El sistema de combate, lejos de abrumar, abraza la simplicidad con una elegancia casi didáctica: cada personaje tiene su propia textura rítmica, una manera distinta de relacionarse con el campo de batalla. Link es el centro armónico, pero es en figuras como Impa o Zelda donde el juego despliega su capacidad de sorprender al jugador con combinaciones visuales deslumbrantes. Nada se siente complejo, pero todo vibra con una intensidad que desmiente la aparente facilidad.

Lo que hace singular a Hyrule Warriors es que logra despertar una emoción olvidada: la de no tener que aprender nada para disfrutarlo. No hay que ser experto, solo dejarse llevar. En un tiempo donde cada videojuego parece exigir estudios previos y precisión quirúrgica, este título recuerda que la diversión también puede nacer de la inmediatez, de ese impulso que atraviesa el cuerpo y no pasa por la razón.
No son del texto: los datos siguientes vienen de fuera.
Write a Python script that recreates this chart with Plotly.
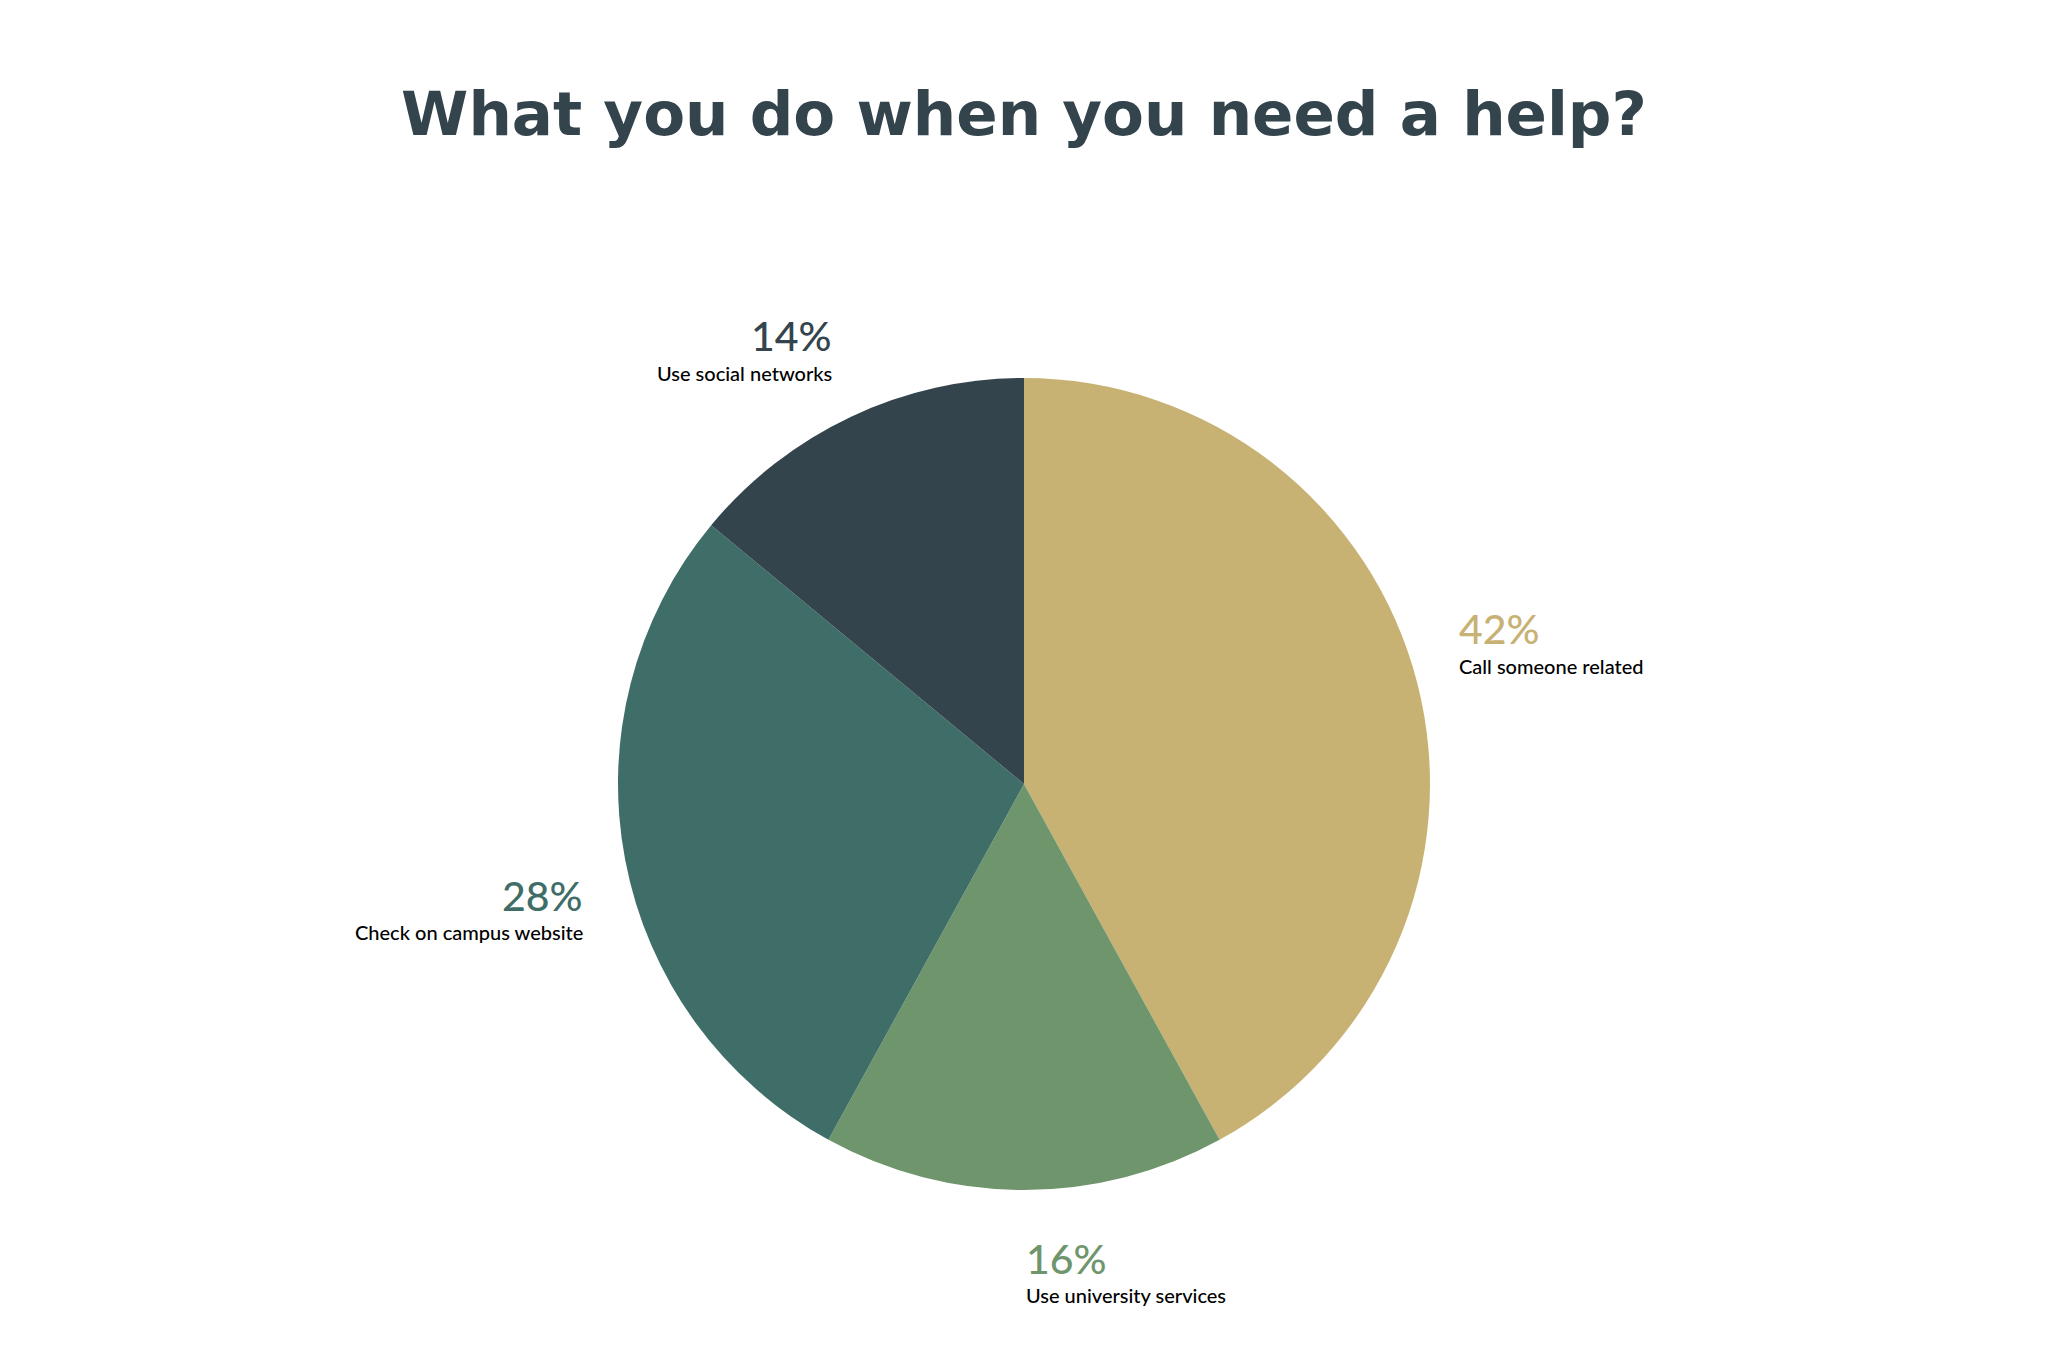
import math
import plotly.graph_objects as go

# ---- data ----
categories = ["Call someone related", "Use university services",
              "Check on campus website", "Use social networks"]
values = [42, 16, 28, 14]
colors = ["#C7B173", "#6E956B", "#3F6D67", "#33444C"]
title_text = "What you do when you need a help?"

# ---- layout constants ----
W, H = 2048, 1364
CX, CY, R = 1024, 784, 406
FONT = "Lato"

fig = go.Figure(go.Pie(
    labels=categories, values=values, sort=False,
    direction="clockwise", rotation=0,
    marker=dict(colors=colors, line=dict(width=0)),
    textinfo="none", hoverinfo="label+percent",
    domain=dict(x=[0, 1], y=[(H - CY - R) / H, (H - CY + R) / H]),
    showlegend=False,
))

total = sum(values)
annotations = []
cum = 0
for cat, v, col in zip(categories, values, colors):
    mid = math.radians(90 - (cum + v / 2) / total * 360)
    cum += v
    c, s = math.cos(mid), math.sin(mid)
    px = CX + 1.1 * R * c
    py = CY - 1.1 * R * s
    xanchor = "left" if c >= -1e-9 else "right"
    if s > 0:
        off_pct, off_lab = -44, -7
    else:
        off_pct, off_lab = 28, 64
    xp = px / W
    annotations.append(dict(
        x=xp, y=1 - (py + off_pct) / H, xref="paper", yref="paper",
        text=f"{round(v / total * 100)}%", showarrow=False,
        xanchor=xanchor, yanchor="middle",
        font=dict(family=FONT, size=41, color=col, weight=500),
    ))
    annotations.append(dict(
        x=xp, y=1 - (py + off_lab) / H, xref="paper", yref="paper",
        text=cat, showarrow=False,
        xanchor=xanchor, yanchor="middle",
        font=dict(family=FONT, size=20, color="#000000", weight=500),
    ))

fig.update_layout(
    width=W, height=H,
    margin=dict(l=0, r=0, t=0, b=0),
    paper_bgcolor="white", plot_bgcolor="white",
    title=dict(text=title_text, x=0.5, xanchor="center",
               y=1 - 114 / H, yanchor="middle",
               font=dict(family="DejaVu Sans", size=61, color="#33444C", weight="bold")),
    annotations=annotations,
)

fig.write_html("out.html")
Y en su precuela espiritual, Hyrule Warriors: Age of Calamity, ese goce se mezcla con un aire trágico. Porque allí, bajo el esplendor del combate, se adivina la sombra de Breath of the Wild, el eco de un mundo destinado a caer. Cada victoria está teñida de melancolía, cada explosión de color encubre un futuro arrasado. Es el mismo acto de guerra, pero convertido en elegía.

Así, ambos juegos dialogan entre sí como dos caras del mismo espejo: uno exalta la vitalidad arcade, la euforia pura del movimiento; el otro convierte esa euforia en memoria, en mito. Entre ambos, el jugador se descubre oscilando entre la furia y la nostalgia, entre el deseo de conquistar y la conciencia de que toda conquista es efímera.

Al final, Hyrule Warriors no solo revive el espíritu de los recreativos, sino algo más profundo: la sensación de estar vivo dentro del juego, de sentir el pulso del combate como una forma de libertad. Golpear, avanzar, brillar. Y en esa simplicidad, en esa renuncia al cálculo, hallar una de las experiencias más sensoriales y liberadoras que el universo Zelda haya ofrecido jamás.